Lewis was sitting on an iron frame at the front of a parlour at the corner of First Street when a white Nissan Tiida pulled up and two men exited, firing several shots at him.
Elvis Nelson, 64, the parlour owner, who was sitting next to him seconds before the shooting, recalled that Lewis came to his shop, bought a cigarette and they began conversing. He heard Lewis tell a caller on his phone that he was waiting for ten minutes, after which he walked across and sat on the iron frame.
Nelson sat opposite him and heard him telling the caller, “I waiting again a lil ten minutes here, otherwise I gone.”
Nelson then got up to check the fish that he was frying inside the parlour, but as he got to the door he heard “the rattling.”

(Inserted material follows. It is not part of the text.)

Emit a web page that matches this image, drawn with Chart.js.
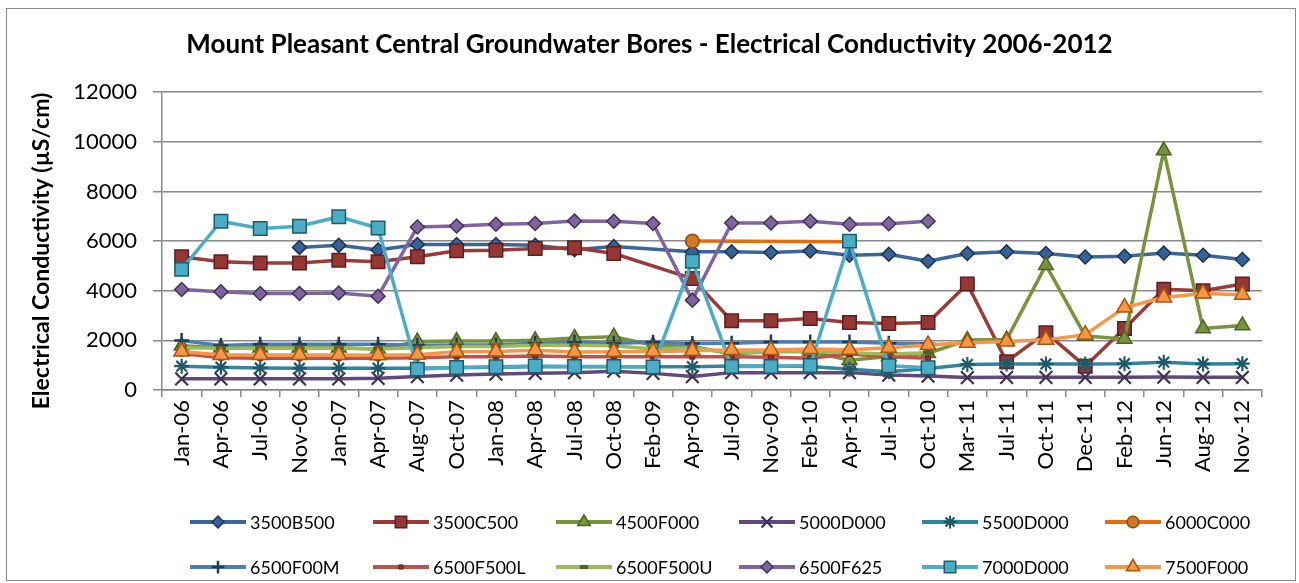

Bystanders who were standing near the parlour were forced to run for cover.
Nelson made a passionate appeal for an end to violence in the community and the country.
“I fed up with the boom. I fed up with the bang. I fed up with the warring. I fed up with the crime. I fed up with the violence. Time for violence to stop. Bring we country back,” he said.
Declaring that he had no fear of “the gunman” because of his deep connection with God, he said, “When your day reach, it reach, but your day should not reach like that. It should never be like that. You have to give a man about 21 shot to done him. What kind of animal we is?”
Police recovered 27 spent 9 mm shells at the scene.
Speaking at their nearby home, Lewis’ mother Juliana Rauseo-Lewis, 71, recalled that her son was at home when someone visiting from the United States called him “to take a drink.”
While he was out, she said, a woman called him to do a printing job, and he walked to the parlour.
While people believe he was set up, Rauseo-Lewis said she did not want to speculate. However, she said her son, the youngest of her five children, was not a troublemaker and was renovating their home to set up his business. He was also the father of two children ages 18 and five.
The mother was not confident that she would get justice, but she had a message for her son’s killers.
“It have a God and what goes around, comes around. I leaving it for God to forgive them. Let God do the forgiveness,” she said.
Residents who spoke with Guardian Media off-record were shocked and saddened over the murder. They said they did not know Lewis to be involved in any illegal activities.
However, residents said he had received a death threat from someone in the village on Monday and had a recent altercation with a man during the Borough Day celebrations.
Officers of the Homicide Bureau of Investigations Region 3 are investigating.